Elle est belle. Mieux que dans mes souvenirs et  dans mes imaginations les plus profondes. Quand ses yeux se posent sur moi, sa bouche remonte en un sourire sincère. J'arrive à apercevoir le fin maquillage qui met en valeur ses cils et ses pommettes roses. Elle joint ses mains devant sa poitrine  et se mord la lèvre. Les cheveux bruns de ma mère semblent si soyeux et si doux, formés de boucles magnifiques.

Je suis serrée dans ses bras avant même de ne me rendre compte que j'ai marché jusqu'à elle. Ses bras m'entourent avec force tandis que les miens restent collés le long de mon corps, comme si j'étais paralysée. Et je le suis un peu, trop sonnée et choquée pour faire ne serait-ce qu'un mouvement d'affection envers elle. Elle a l'air de si bien s'en sortir. Comment peut-elle avoir l'air si apaisée et sereine tout en vivant dans la misère ? Et comment arrive-t-elle à me sourire alors qu'elle est dans le rouge par ma faute ?

- Tu m'as tellement manquée, chuchote-t-elle dans mon oreille en remontant une main dans mes cheveux. 

J'inspire un grand coup, laissant le doux parfum sucré des cheveux de ma mère s'infiltrer dans mes narines. Sa voix est chaleureuse, sans aucun soupçon de colère due à sa dernière venue, celle où je l'ai fait fuir -- et pleurer. Les larmes me montent aux yeux, mais je les empêche de couler en montant mes bras et en m'agrippant  fortement à elle. Elle m'a manquée aussi, terriblement, mais je n'avais juste pas la force de penser à ça.
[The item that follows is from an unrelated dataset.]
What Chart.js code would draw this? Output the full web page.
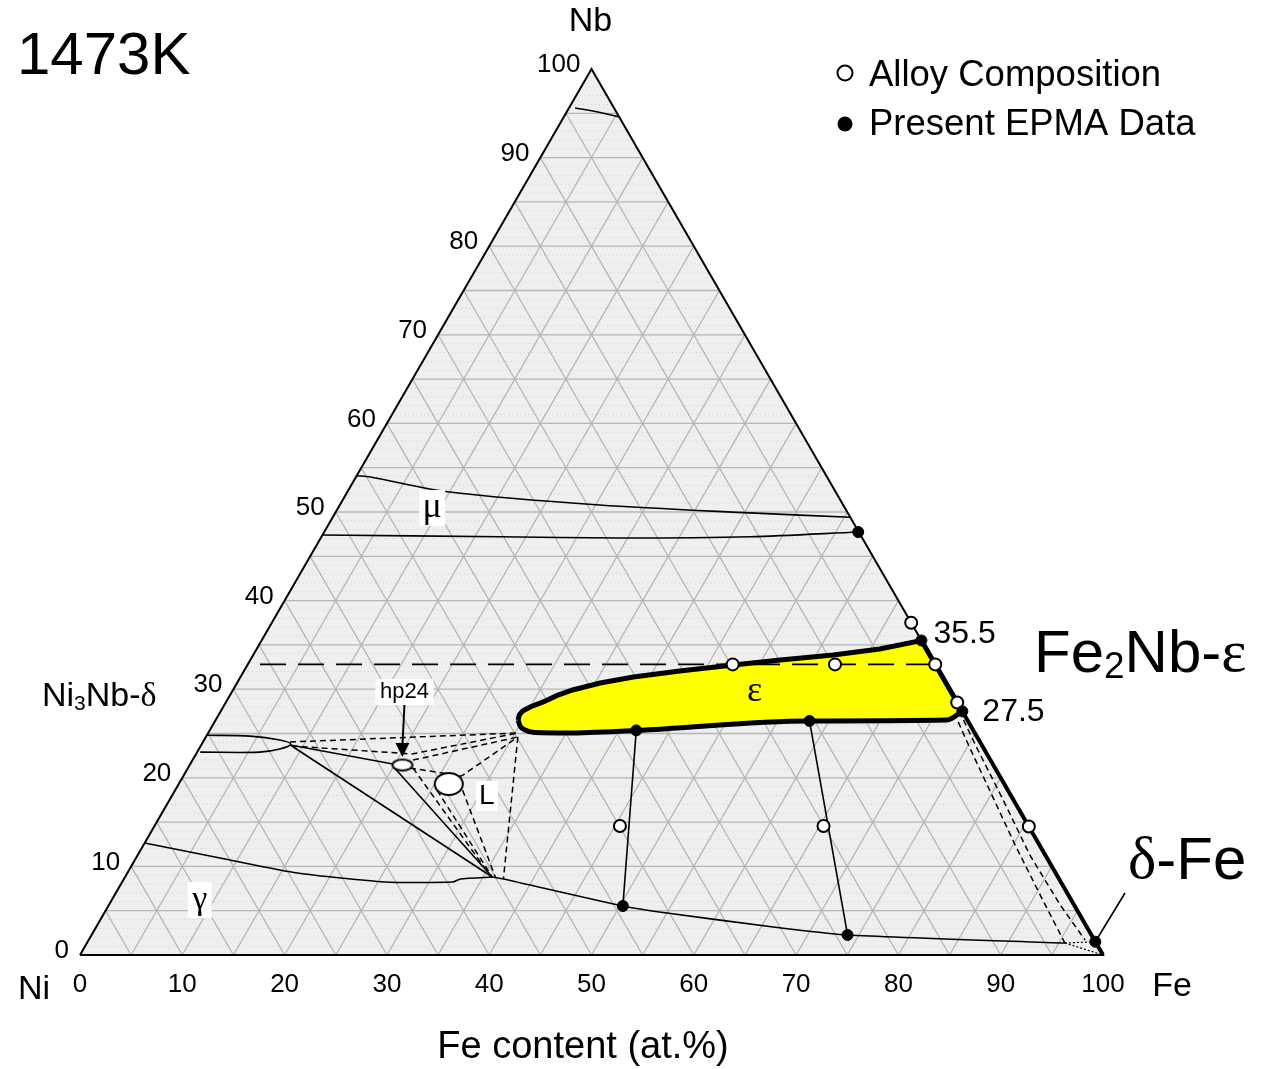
<!DOCTYPE html>
<html>
<head>
<meta charset="utf-8">
<script src="https://cdn.jsdelivr.net/npm/chart.js"></script>
<style>
html, body { margin: 0; padding: 0; background: #fff; }
#wrap { width: 1266px; height: 1069px; position: relative; }
</style>
</head>
<body>
<div id="wrap"><canvas id="c"></canvas></div>
<script>
// all compositions are [Fe at.%, Nb at.%], Ni is the balance
const tickValues = [0, 10, 20, 30, 40, 50, 60, 70, 80, 90, 100];
const gridSteps = [5, 10, 15, 20, 25, 30, 35, 40, 45, 50, 55, 60, 65, 70, 75, 80, 85, 90, 95];

const nbCornerCurve = [[0.6, 95.6], [3.3, 95.1], [5.4, 94.6]];
const muUpper = [[0, 54.1], [1.4, 53.95], [10.0, 52.26], [25.4, 50.79], [40.5, 49.9], [50.6, 49.4]];
const muLower = [[0, 47.4], [17.5, 47.2], [29.3, 47.06], [41.9, 47.2], [52.2, 47.74]];
const deltaLens = [[0, 24.8], [4.3, 24.7], [7.4, 24.27], [8.7, 23.8], [7.9, 23.25], [6.1, 22.9], [0.3, 22.9]];

const epsTop = [[29.56, 26.52], [29.4, 27.09], [29.5, 27.54], [30.0, 27.99], [31.0, 28.56], [32.0, 29.3], [33.2, 29.91],
                [35.5, 30.7], [38.4, 31.38], [42.6, 32.05], [47.5, 32.73], [51.8, 33.3], [56.7, 33.86],
                [60.9, 34.54], [64.5, 35.5], [72.5, 27.5]];
const epsBottom = [[29.56, 26.52], [30.1, 25.85], [30.8, 25.4], [31.9, 25.11], [35.1, 25.06], [41.7, 25.35],
                   [58.1, 26.42], [71.5, 26.52], [72.5, 27.5]];

const gammaBoundary = [[0, 12.64], [9.3, 10.72], [16.6, 9.26], [25.7, 8.24], [32.3, 8.24], [32.9, 8.58], [35.9, 8.8]];
const gammaFeBoundary = [[35.9, 8.8], [37.1, 8.58], [50.3, 5.53], [55.0, 4.74], [66.2, 3.16], [73.9, 2.26], [95.6, 1.35]];
const tieDeltaHp = [[8.7, 23.7], [19.8, 21.56]];
const tieDeltaGamma = [[8.7, 23.7], [35.9, 8.8]];
const tieHpGamma = [[20.2, 21.1], [35.9, 8.8]];
const tieEps1 = [[41.7, 25.35], [50.3, 5.53]];
const tieEps2 = [[58.1, 26.42], [73.9, 2.26]];

const liquidDash1 = [[8.5, 24.04], [30.3, 25.06]];
const liquidDash2 = [[8.9, 23.59], [21.1, 22.69], [30.3, 25.06]];
const liquidDash3 = [[21.55, 22.0], [30.5, 24.6]];
const liquidDash4 = [[21.7, 21.1], [27.2, 20.2], [30.5, 24.6]];
const liquidDash5 = [[22.0, 21.1], [35.8, 8.8]];
const liquidDash6 = [[25.6, 18.6], [35.9, 8.8]];
const liquidDash7 = [[28.1, 18.6], [36.2, 8.8]];
const liquidDash8 = [[30.5, 24.6], [37.1, 8.58]];

const feSideDash1 = [[72.7, 26.3], [75.0, 23.7], [79.6, 18.62], [85.2, 12.42], [91.0, 6.21], [95.6, 1.35]];
const feSideDash2 = [[73.1, 26.52], [76.2, 23.14], [81.5, 17.49], [87.2, 11.29], [93.0, 5.64], [97.4, 1.69]];
const feCornerDot1 = [[95.6, 1.35], [100, 0]];
const feCornerDot2 = [[95.6, 1.35], [98.5, 1.5]];
const feThickEdge = [[64.5, 35.5], [100, 0]];
const deltaFePointer = [[98.5, 1.5], [98.65, 7.0]];

const line30 = [[1.2, 32.8], [67.2, 32.8]];

const epmaPoints = [[52.2, 47.74], [64.5, 35.5], [72.5, 27.5], [41.7, 25.35], [58.1, 26.42], [50.3, 5.53], [73.9, 2.26], [98.5, 1.5]];
const alloyPoints = [[62.5, 37.5], [67.2, 32.8], [71.5, 28.5], [85.5, 14.5], [47.4, 32.8], [57.4, 32.8], [45.5, 14.56], [65.4, 14.56]];
const hp24Alloy = [[20.8, 21.44]];
const liquidAlloy = [[26.4, 19.3]];

const SQ = Math.sqrt(3) / 2;
function tern(fe, nb) { return { x: fe + nb / 2, y: nb * SQ }; }
function toXY(list) { return list.map(p => tern(p[0], p[1])); }

function lineSet(list, opts) {
    return Object.assign({
        data: toXY(list), showLine: true, pointRadius: 0, borderColor: '#000',
        borderWidth: 1.6, fill: false, clip: false, tension: 0, order: 40
    }, opts);
}

function gridData(steps) {
    const pts = [];
    steps.forEach(c => {
        pts.push(tern(0, c), tern(100 - c, c), { x: null, y: null });
        pts.push(tern(c, 0), tern(c, 100 - c), { x: null, y: null });
        pts.push(tern(100 - c, 0), tern(0, 100 - c), { x: null, y: null });
    });
    return pts;
}

function fineRows() {
    const pts = [];
    for (let c = 1; c < 100; c++) {
        if (c % 5 === 0) continue;
        pts.push(tern(0, c), tern(100 - c, c), { x: null, y: null });
    }
    return pts;
}

function ellipseImg(w, h) {
    const c = document.createElement('canvas');
    c.width = w + 4; c.height = h + 4;
    const g = c.getContext('2d');
    g.beginPath();
    g.ellipse(c.width / 2, c.height / 2, w / 2, h / 2, 0, 0, Math.PI * 2);
    g.fillStyle = '#fff'; g.fill();
    g.lineWidth = 2; g.strokeStyle = '#000'; g.stroke();
    return c;
}

const SANS = '"Liberation Sans", Arial, sans-serif';
const SERIF = '"Liberation Serif", "Times New Roman", serif';

function pix(chart, fe, nb) {
    const p = tern(fe, nb);
    return [chart.scales.x.getPixelForValue(p.x), chart.scales.y.getPixelForValue(p.y)];
}

// text made of pieces: [text, kind] kind = n (normal), s (subscript), g (greek)
function drawRich(ctx, parts, x, y, size) {
    let cx = x;
    parts.forEach(([t, k]) => {
        if (k === 's') {
            ctx.font = Math.round(size * 0.62) + 'px ' + SANS;
            ctx.fillText(t, cx, y + size * 0.22);
        } else {
            ctx.font = size + 'px ' + (k === 'g' ? SERIF : SANS);
            ctx.fillText(t, cx, y);
        }
        cx += ctx.measureText(t).width;
    });
}

function boxLabel(ctx, text, x, y, font, w, h) {
    ctx.fillStyle = '#fff';
    ctx.fillRect(x - w / 2, y - h / 2, w, h);
    ctx.fillStyle = '#000';
    ctx.font = font;
    ctx.textAlign = 'center';
    ctx.fillText(text, x, y);
}

const textPlugin = {
    id: 'ternaryText',
    afterDraw(chart) {
        const ctx = chart.ctx;
        ctx.save();
        ctx.fillStyle = '#000';
        ctx.textBaseline = 'middle';

        ctx.font = '26px ' + SANS;
        ctx.textAlign = 'center';
        tickValues.forEach(v => {
            const [x, y] = pix(chart, v, 0);
            ctx.fillText(String(v), x, y + 30);
        });
        ctx.textAlign = 'right';
        tickValues.forEach(v => {
            const [x, y] = pix(chart, 0, v);
            ctx.fillText(String(v), x - 11, y - 4);
        });

        ctx.textAlign = 'center';
        ctx.font = '34px ' + SANS;
        const [nbx, nby] = pix(chart, 0, 100);
        ctx.fillText('Nb', nbx - 1, nby - 47);
        const [nix, niy] = pix(chart, 0, 0);
        ctx.fillText('Ni', nix - 46, niy + 35);
        const [fex, fey] = pix(chart, 100, 0);
        ctx.fillText('Fe', fex + 69, fey + 32);
        ctx.font = '38px ' + SANS;
        ctx.fillText('Fe content (at.%)', 583, 1048);

        ctx.textAlign = 'left';
        ctx.font = '60px ' + SANS;
        ctx.textBaseline = 'alphabetic';
        ctx.fillText('1473K', 17, 74);
        ctx.textBaseline = 'middle';

        // legend
        ctx.font = '36.5px ' + SANS;
        ctx.fillText('Alloy Composition', 869, 76);
        ctx.fillText('Present EPMA Data', 869, 125);
        ctx.beginPath();
        ctx.arc(845, 73, 7.5, 0, Math.PI * 2);
        ctx.fillStyle = '#fff'; ctx.fill();
        ctx.lineWidth = 2; ctx.strokeStyle = '#000'; ctx.stroke();
        ctx.beginPath();
        ctx.arc(845, 124, 7.5, 0, Math.PI * 2);
        ctx.fillStyle = '#000'; ctx.fill();

        // phase names
        drawRich(ctx, [['Ni', 'n'], ['3', 's'], ['Nb-', 'n'], ['δ', 'g']], 42, 697, 34);
        drawRich(ctx, [['Fe', 'n'], ['2', 's'], ['Nb-', 'n'], ['ε', 'g']], 1034, 655, 60);
        drawRich(ctx, [['δ', 'g'], ['-Fe', 'n']], 1128, 862, 60);
        ctx.font = '32px ' + SANS;
        const [ax, ay] = pix(chart, 64.5, 35.5);
        ctx.fillText('35.5', ax + 12, ay - 6);
        const [bx, by] = pix(chart, 72.5, 27.5);
        ctx.fillText('27.5', bx + 20, by + 1);

        let p = pix(chart, 9.2, 50.45);
        boxLabel(ctx, 'μ', p[0], p[1], '36px ' + SERIF, 26, 36);
        p = pix(chart, 51.1, 29.68);
        ctx.font = '36px ' + SERIF;
        ctx.fillText('ε', p[0], p[1]);
        p = pix(chart, 30.8, 17.95);
        boxLabel(ctx, 'L', p[0], p[1], '28px ' + SANS, 22, 30);
        p = pix(chart, 8.6, 6.2);
        boxLabel(ctx, 'γ', p[0], p[1], '34px ' + SERIF, 24, 36);

        // hp24 label with arrow
        const [hx, hy] = pix(chart, hp24Alloy[0][0], hp24Alloy[0][1]);
        boxLabel(ctx, 'hp24', hx + 2, hy - 73, '22px ' + SANS, 58, 26);
        ctx.beginPath();
        ctx.moveTo(hx + 2, hy - 60);
        ctx.lineTo(hx, hy - 20);
        ctx.lineWidth = 2; ctx.strokeStyle = '#000'; ctx.stroke();
        ctx.beginPath();
        ctx.moveTo(hx - 7, hy - 22);
        ctx.lineTo(hx + 7, hy - 22);
        ctx.lineTo(hx, hy - 8);
        ctx.closePath();
        ctx.fill();
        ctx.restore();
    }
};

const datasets = [
    { data: toXY([[0, 0], [0, 100], [100, 0]]), showLine: true, pointRadius: 0, borderWidth: 0,
      fill: 'origin', backgroundColor: '#efefef', order: 100 },
    { data: fineRows(), showLine: true, pointRadius: 0, borderWidth: 1, borderDash: [1, 3],
      borderColor: 'rgba(0,0,0,0.15)', fill: false, order: 95 },
    { data: gridData(gridSteps), showLine: true, pointRadius: 0, borderWidth: 1.3,
      borderColor: 'rgba(0,0,0,0.24)', fill: false, order: 90 },
    lineSet([[0, 0], [0, 100], [100, 0], [0, 0]], { borderWidth: 2, order: 20 }),
    lineSet(feThickEdge, { borderWidth: 4, order: 20 }),
    lineSet(nbCornerCurve, { tension: 0.4 }),
    lineSet(muUpper, { tension: 0.3 }),
    lineSet(muLower, { tension: 0.3 }),
    lineSet(deltaLens, { tension: 0.35 }),
    lineSet(gammaBoundary, { tension: 0.2 }),
    lineSet(gammaFeBoundary, { tension: 0.2 }),
    lineSet(tieDeltaHp),
    lineSet(tieDeltaGamma),
    lineSet(tieHpGamma),
    lineSet(tieEps1),
    lineSet(tieEps2),
    lineSet(liquidDash1, { borderDash: [6, 4], borderWidth: 1.5 }),
    lineSet(liquidDash2, { borderDash: [6, 4], borderWidth: 1.5 }),
    lineSet(liquidDash3, { borderDash: [6, 4], borderWidth: 1.5 }),
    lineSet(liquidDash4, { borderDash: [6, 4], borderWidth: 1.5 }),
    lineSet(liquidDash5, { borderDash: [6, 4], borderWidth: 1.5 }),
    lineSet(liquidDash6, { borderDash: [6, 4], borderWidth: 1.5 }),
    lineSet(liquidDash7, { borderDash: [6, 4], borderWidth: 1.5 }),
    lineSet(liquidDash8, { borderDash: [6, 4], borderWidth: 1.5 }),
    lineSet(feSideDash1, { borderDash: [6, 4], borderWidth: 1.5 }),
    lineSet(feSideDash2, { borderDash: [6, 4], borderWidth: 1.5 }),
    lineSet(feCornerDot1, { borderDash: [2, 2], borderWidth: 1.2 }),
    lineSet(feCornerDot2, { borderDash: [2, 2], borderWidth: 1.2 }),
    lineSet(deltaFePointer, { borderWidth: 1.6 }),
    lineSet(epsTop, { borderWidth: 5, fill: '+1', backgroundColor: '#ffff00', order: 30 }),
    lineSet(epsBottom, { borderWidth: 5, cubicInterpolationMode: 'monotone', order: 29 }),
    lineSet(line30, { borderDash: [26, 12], borderWidth: 1.6, order: 25 }),
    { data: toXY(alloyPoints), showLine: false, pointRadius: 6, pointBorderWidth: 2,
      pointBackgroundColor: '#fff', pointBorderColor: '#000', clip: false, order: 2 },
    { data: toXY(epmaPoints), showLine: false, pointRadius: 5.5, pointBorderWidth: 1,
      pointBackgroundColor: '#000', pointBorderColor: '#000', clip: false, order: 1 },
    { data: toXY(hp24Alloy), showLine: false, pointStyle: ellipseImg(20, 11), clip: false, order: 3 },
    { data: toXY(liquidAlloy), showLine: false, pointStyle: ellipseImg(28, 22), clip: false, order: 3 }
];

new Chart(document.getElementById('c'), {
    type: 'scatter',
    data: { datasets },
    options: {
        responsive: true,
        maintainAspectRatio: false,
        animation: false,
        events: [],
        layout: { padding: { left: 80, right: 163, top: 69, bottom: 114 } },
        scales: {
            x: { type: 'linear', min: 0, max: 100, display: false },
            y: { type: 'linear', min: 0, max: 100 * SQ, display: false }
        },
        plugins: { legend: { display: false }, tooltip: { enabled: false } }
    },
    plugins: [textPlugin]
});
</script>
</body>
</html>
- Merci d'être venue, dis-je de ma voix faible qui trahit l'image que j'essaie de lui donner.

Elle desserre son étreinte et se recule légèrement pour me regarder. J'avale le nœud qui s'est formé dans ma gorge et qui retenait mes sanglots de faiblesse et force un sourire, qui se trouve en être un vrai et grand. Elle sourit encore elle aussi et je vois ses yeux briller. Il y a tellement de choses que j'aimerais lui dire, mais je ne sais pas par où commencer. Elle met fin à mon hésitation en me proposant de m'asseoir. Main dans la main, elle m'emmène jusqu'au vieux canapé en cuir noir inconfortable, un peu éloigné du groupe de personnes au centre de la salle.